Pendant l’ouverture de la saison de chasse, les découvertes de rapaces criblés de plomb se multiplient, alors que ces espèces sont strictement protégées, constate la Ligue de protection des oiseaux.
Le 6 novembre 2021, un Epervier d’Europe a été la cible d’un tir au fusil dans l’Hérault. Sauvé par une vétérinaire, il restera toutefois paralysé. Quelques jours plus tard, un Faucon crécerelle a été retrouvé dans des circonstances similaires dans le Vaucluse. Le mois dernier, deux autres éperviers ainsi que 2 autres faucons crécerelles avaient été découverts morts en région PACA. En septembre, c’était un Aigle royal en Ardèche, une Buse variable dans le Gard, un Circaète Jean Le Blanc, etc. En octobre 2020, un rarissime Gypaète barbu avait été abattu dans les Cévennes. Cette liste macabre est, hélas! déjà longue et pourtant très loin d’être exhaustive : ces victimes ne constituent que la partie visible de l’iceberg tant la probabilité de retrouver les animaux tués est très faible.

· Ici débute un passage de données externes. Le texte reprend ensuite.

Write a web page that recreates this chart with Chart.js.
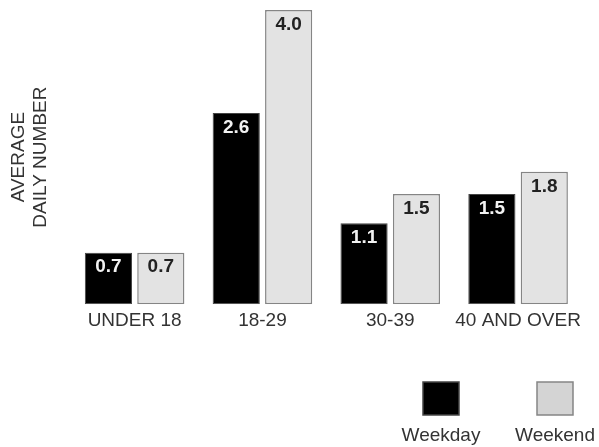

Des tirs plus fréquents en période de chasse
Au cours des 3 dernières années, 87% des 109 rapaces plombés pris en charge par les 7 centres de soins gérés par la LPO ont été reçus entre début septembre et fin février, soit entre les dates d’ouverture et de fermeture générales de la chasse en France. Bien qu’il ne s’agisse pas d’actes de chasse à proprement parler, les rapaces étant en effet intégralement protégés depuis 1976, les munitions et les armes utilisées sont bien les mêmes. Erreurs d’identification ou malveillance délibérée, les tirs sur les rapaces sont beaucoup plus fréquents quand la chasse est ouverte.
Des plaintes de la LPO
Leurs auteurs sont rarement identifiés et en dépit de nombreuses plaintes de la LPO, la majorité des affaires est classée sans suite. Quand jugement il y a, les peines prononcées sont le plus souvent clémentes et peu dissuasives, alors que le nombre de rapaces abattus reste quasi constant, année après année. La destruction d’une espèce protégée est pourtant passible de 3 ans d’emprisonnement et de 150.000 € d’amende.

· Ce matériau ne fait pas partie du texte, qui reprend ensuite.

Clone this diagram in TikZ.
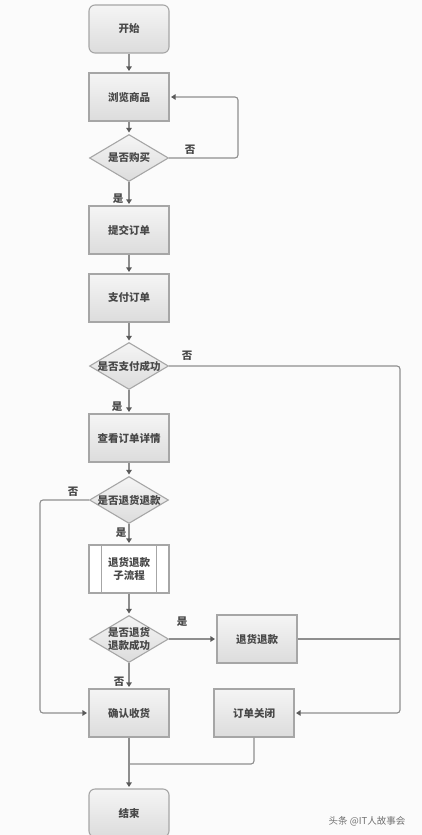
\documentclass[tikz,border=0pt]{standalone}
\usepackage{fontspec}
\setmainfont{Noto Sans CJK SC}
\usetikzlibrary{shapes.geometric,arrows.meta}
\definecolor{bg}{HTML}{FBFBFB}
\definecolor{boxline}{HTML}{A6A6A6}
\definecolor{boxtop}{HTML}{F5F5F5}
\definecolor{boxbot}{HTML}{DCDCDC}
\definecolor{linec}{HTML}{8E8E8E}
\definecolor{tipc}{HTML}{5A5A5A}
\definecolor{txt}{HTML}{484848}
\definecolor{wm}{HTML}{707070}
\begin{document}
\begin{tikzpicture}[x=1pt,y=-1pt,
  box/.style={draw=boxline, line width=1.1pt, top color=boxtop, bottom color=boxbot,
    minimum width=80pt, minimum height=48pt, inner sep=0pt,
    font=\fontsize{10.5}{13.5}\selectfont\bfseries, text=txt, align=center},
  term/.style={box, rounded corners=6pt},
  subp/.style={box, top color=white, bottom color=white},
  dia/.style={diamond, draw=boxline, line width=1.1pt, top color=boxtop, bottom color=boxbot,
    minimum width=79pt, minimum height=47pt, inner sep=0pt},
  dtxt/.style={font=\fontsize{10.5}{13.5}\selectfont\bfseries, text=txt, align=center, inner sep=0pt},
  flow/.style={draw=linec, line width=1.1pt, rounded corners=3pt, shorten >=1.5pt,
    -{Triangle[width=5.5pt,length=4.5pt,color=tipc]}},
  plain/.style={draw=linec, line width=1.1pt, rounded corners=3pt},
  lbl/.style={font=\fontsize{10.5}{12}\selectfont\bfseries, text=txt, inner sep=0pt}
]
\fill[bg] (0,0) rectangle (422,835);
\useasboundingbox (0,0) rectangle (422,835);

\node[term] (start)   at (129,29)  {开始};
\node[box]  (browse)  at (129,97)  {浏览商品};
\node[dia]  (d1)      at (129,158) {};
\node[dtxt] (d1t)     at (d1)      {是否购买};
\node[box]  (submit)  at (129,230) {提交订单};
\node[box]  (pay)     at (129,298) {支付订单};
\node[dia]  (d2)      at (129,366) {};
\node[dtxt] (d2t)     at (d2)      {是否支付成功};
\node[box]  (detail)  at (129,438) {查看订单详情};
\node[dia]  (d3)      at (129,500) {};
\node[dtxt] (d3t)     at (d3)      {是否退货退款};
\node[subp] (sub)     at (129,569) {退货退款\\子流程};
\draw[draw=boxline, line width=1.1pt] ([xshift=13pt]sub.north west) -- ([xshift=13pt]sub.south west);
\draw[draw=boxline, line width=1.1pt] ([xshift=-13pt]sub.north east) -- ([xshift=-13pt]sub.south east);
\node[dia]  (d4)      at (129,639) {};
\node[dtxt] (d4t)     at (d4)      {是否退货\\退款成功};
\node[box]  (refund)  at (257,639) {退货退款};
\node[box]  (confirm) at (129,713) {确认收货};
\node[box]  (close)   at (254,713) {订单关闭};
\node[term] (end)     at (129,813) {结束};

\coordinate (r1) at (238,158);
\coordinate (r2) at (400,366);
\coordinate (r3) at (400,639);
\coordinate (l1) at (40,500);
\coordinate (j)  at (129,764);

\draw[flow] (start) -- (browse);
\draw[flow] (browse) -- (d1);
\draw[flow] (d1.east) -- (r1) |- (browse.east);
\node[lbl] (n1) at (190,150) {否};
\draw[flow] (d1) -- (submit);
\node[lbl] (y1) at (118,199) {是};
\draw[flow] (submit) -- (pay);
\draw[flow] (pay) -- (d2);
\draw[flow] (d2.east) -- (r2) |- (close.east);
\node[lbl] (n2) at (187,356) {否};
\draw[flow] (d2) -- (detail);
\node[lbl] (y2) at (117,407) {是};
\draw[flow] (detail) -- (d3);
\draw[flow] (d3.west) -- (l1) |- (confirm.west);
\node[lbl] (n3) at (73,492) {否};
\draw[flow] (d3) -- (sub);
\node[lbl] (y3) at (121,533) {是};
\draw[flow] (sub) -- (d4);
\draw[flow] (d4.east) -- (refund.west);
\node[lbl] (y4) at (182,622) {是};
\draw[plain] (refund.east) -- (r3);
\draw[flow] (d4) -- (confirm);
\node[lbl] (n4) at (119,682) {否};
\draw[flow] (confirm) -- (end);
\draw[plain] (close.south) |- (j);

\node[font=\fontsize{9.5}{11}\selectfont, text=wm, inner sep=0pt] (wmk) at (367,821) {头条 @IT人故事会};
\end{tikzpicture}
\end{document}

La LPO en appelle une nouvelle fois aux dirigeants cynégétiques afin qu’ils fassent le nécessaire auprès de leurs adhérents et cessent de nier leur responsabilité dans la multiplication de ces actes. Elle demande également un renforcement des moyens d’investigation de la police de la nature de l’Office Français de la Biodiversité (OFB), ainsi que la formation des juges sur ce sujet.

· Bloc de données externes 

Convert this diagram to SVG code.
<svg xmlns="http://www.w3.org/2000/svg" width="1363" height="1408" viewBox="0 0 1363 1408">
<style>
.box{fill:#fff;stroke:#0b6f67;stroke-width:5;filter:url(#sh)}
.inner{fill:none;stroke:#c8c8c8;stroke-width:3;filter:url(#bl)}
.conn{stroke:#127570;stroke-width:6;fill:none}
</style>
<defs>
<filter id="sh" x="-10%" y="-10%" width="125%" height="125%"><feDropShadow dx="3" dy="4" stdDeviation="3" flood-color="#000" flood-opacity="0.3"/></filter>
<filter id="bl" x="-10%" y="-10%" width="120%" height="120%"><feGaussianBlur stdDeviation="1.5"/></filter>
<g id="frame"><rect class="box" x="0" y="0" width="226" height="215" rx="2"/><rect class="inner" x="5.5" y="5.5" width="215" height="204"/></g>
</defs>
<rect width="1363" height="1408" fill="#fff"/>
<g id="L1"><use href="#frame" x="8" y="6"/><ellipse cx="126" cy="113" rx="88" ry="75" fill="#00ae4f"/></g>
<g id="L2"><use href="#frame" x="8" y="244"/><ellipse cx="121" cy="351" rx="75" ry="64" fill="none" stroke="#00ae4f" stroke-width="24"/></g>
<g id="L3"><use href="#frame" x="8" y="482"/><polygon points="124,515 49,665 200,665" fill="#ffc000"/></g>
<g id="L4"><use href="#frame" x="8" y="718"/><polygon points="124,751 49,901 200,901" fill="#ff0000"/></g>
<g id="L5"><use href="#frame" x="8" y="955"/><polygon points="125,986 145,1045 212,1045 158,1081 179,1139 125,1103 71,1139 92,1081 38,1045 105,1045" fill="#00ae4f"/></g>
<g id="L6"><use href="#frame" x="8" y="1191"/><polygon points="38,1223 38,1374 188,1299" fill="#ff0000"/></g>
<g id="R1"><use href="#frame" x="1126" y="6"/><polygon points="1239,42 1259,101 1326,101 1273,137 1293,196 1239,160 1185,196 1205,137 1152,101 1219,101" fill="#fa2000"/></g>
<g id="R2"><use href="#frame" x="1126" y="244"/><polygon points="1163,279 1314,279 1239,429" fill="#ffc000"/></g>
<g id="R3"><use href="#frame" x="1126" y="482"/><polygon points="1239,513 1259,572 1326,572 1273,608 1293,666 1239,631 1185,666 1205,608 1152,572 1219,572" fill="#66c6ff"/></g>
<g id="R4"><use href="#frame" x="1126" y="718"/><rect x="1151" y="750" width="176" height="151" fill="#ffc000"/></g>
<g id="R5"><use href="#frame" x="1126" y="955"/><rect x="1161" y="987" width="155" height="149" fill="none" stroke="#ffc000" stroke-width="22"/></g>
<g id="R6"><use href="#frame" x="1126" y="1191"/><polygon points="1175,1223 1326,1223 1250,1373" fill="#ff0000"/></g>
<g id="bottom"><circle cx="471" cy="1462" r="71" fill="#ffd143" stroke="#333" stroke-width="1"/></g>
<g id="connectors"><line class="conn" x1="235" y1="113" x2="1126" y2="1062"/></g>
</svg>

Des années de protection mises en péril
Il y a toujours eu des croyances et des préjugés entourant les rapaces, longtemps considérés comme des espèces « nuisibles » s’attaquant au gibier ou aux troupeaux, voire aux enfants. Victimes de tirs et d’empoisonnement, plusieurs d’entre elles ont ainsi failli disparaître de France il y a un siècle. Grâce aux importants efforts déployés en termes de conservation et de sensibilisation, leurs populations sont aujourd’hui en meilleure santé, mais demeurent vulnérables, menacées par les intoxications aux pesticides utilisés par l’agriculture intensive, la réduction de leurs habitats causée par l’artificialisation des espaces naturels, ainsi que par le développement des infrastructures linéaires de transport et d’énergie (lignes électriques, parcs éoliens, réseau routier).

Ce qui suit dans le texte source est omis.